*TASK TO COMPLETE*.
Copy out the material below in full, but not its images.

*SUPPLIED INFORMATION*.
--

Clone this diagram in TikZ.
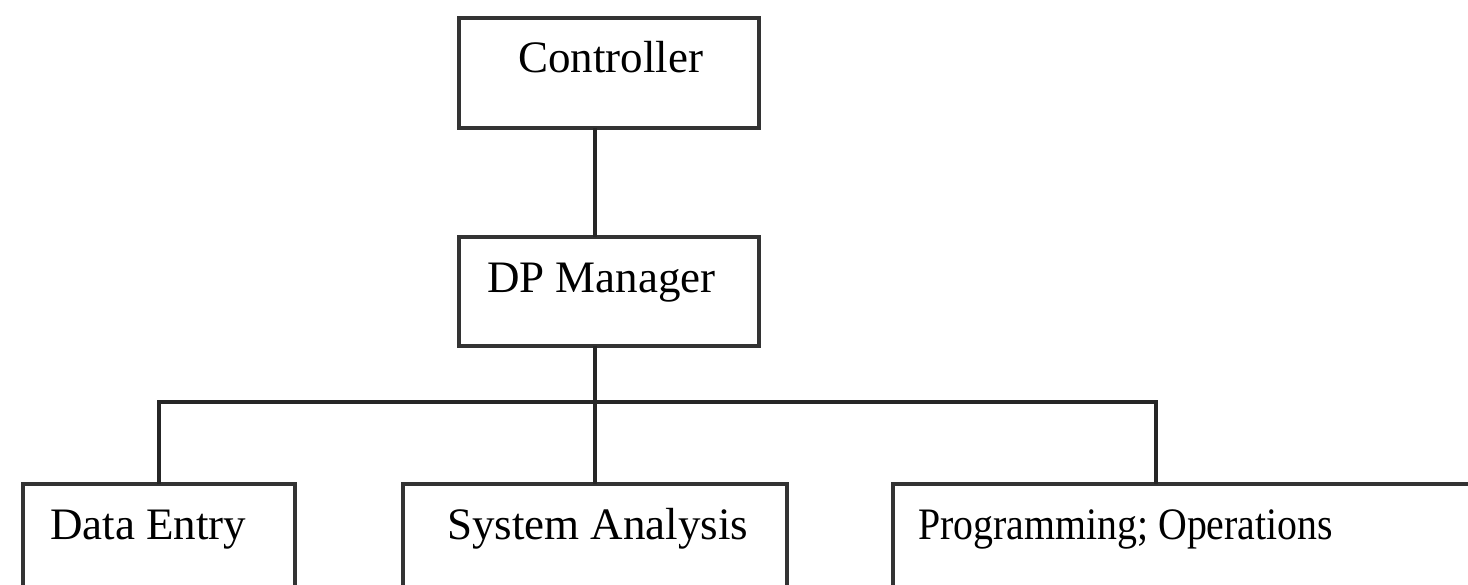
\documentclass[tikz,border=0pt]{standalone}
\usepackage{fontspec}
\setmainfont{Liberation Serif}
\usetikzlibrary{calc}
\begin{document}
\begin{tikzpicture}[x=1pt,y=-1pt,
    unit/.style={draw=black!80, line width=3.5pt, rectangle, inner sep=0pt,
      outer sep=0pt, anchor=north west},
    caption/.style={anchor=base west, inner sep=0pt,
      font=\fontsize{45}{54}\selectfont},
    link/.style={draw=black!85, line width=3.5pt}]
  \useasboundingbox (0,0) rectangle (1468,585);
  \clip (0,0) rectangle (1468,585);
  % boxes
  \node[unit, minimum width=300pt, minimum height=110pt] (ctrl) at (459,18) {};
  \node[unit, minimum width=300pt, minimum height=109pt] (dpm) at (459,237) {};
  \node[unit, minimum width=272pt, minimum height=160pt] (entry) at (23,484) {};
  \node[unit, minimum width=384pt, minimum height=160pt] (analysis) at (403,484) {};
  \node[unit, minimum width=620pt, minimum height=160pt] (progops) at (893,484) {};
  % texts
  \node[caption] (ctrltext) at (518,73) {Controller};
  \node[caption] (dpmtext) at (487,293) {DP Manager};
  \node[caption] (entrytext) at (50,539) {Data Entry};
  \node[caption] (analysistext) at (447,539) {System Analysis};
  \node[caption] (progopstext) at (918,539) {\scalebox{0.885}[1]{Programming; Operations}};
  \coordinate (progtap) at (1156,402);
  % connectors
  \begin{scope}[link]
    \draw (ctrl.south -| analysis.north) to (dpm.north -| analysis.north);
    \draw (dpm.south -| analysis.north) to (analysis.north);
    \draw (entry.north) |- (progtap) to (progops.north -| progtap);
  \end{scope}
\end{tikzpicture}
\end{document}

--

*ANSWER TO THIS TASK*.
Clone this diagram in TikZ.
\documentclass[tikz,border=0pt]{standalone}
\usepackage{fontspec}
\setmainfont{Liberation Serif}
\usetikzlibrary{calc}
\begin{document}
\begin{tikzpicture}[x=1pt,y=-1pt,
    unit/.style={draw=black!80, line width=3.5pt, rectangle, inner sep=0pt,
      outer sep=0pt, anchor=north west},
    caption/.style={anchor=base west, inner sep=0pt,
      font=\fontsize{45}{54}\selectfont},
    link/.style={draw=black!85, line width=3.5pt}]
  \useasboundingbox (0,0) rectangle (1468,585);
  \clip (0,0) rectangle (1468,585);
  % boxes
  \node[unit, minimum width=300pt, minimum height=110pt] (ctrl) at (459,18) {};
  \node[unit, minimum width=300pt, minimum height=109pt] (dpm) at (459,237) {};
  \node[unit, minimum width=272pt, minimum height=160pt] (entry) at (23,484) {};
  \node[unit, minimum width=384pt, minimum height=160pt] (analysis) at (403,484) {};
  \node[unit, minimum width=620pt, minimum height=160pt] (progops) at (893,484) {};
  % texts
  \node[caption] (ctrltext) at (518,73) {Controller};
  \node[caption] (dpmtext) at (487,293) {DP Manager};
  \node[caption] (entrytext) at (50,539) {Data Entry};
  \node[caption] (analysistext) at (447,539) {System Analysis};
  \node[caption] (progopstext) at (918,539) {\scalebox{0.885}[1]{Programming; Operations}};
  \coordinate (progtap) at (1156,402);
  % connectors
  \begin{scope}[link]
    \draw (ctrl.south -| analysis.north) to (dpm.north -| analysis.north);
    \draw (dpm.south -| analysis.north) to (analysis.north);
    \draw (entry.north) |- (progtap) to (progops.north -| progtap);
  \end{scope}
\end{tikzpicture}
\end{document}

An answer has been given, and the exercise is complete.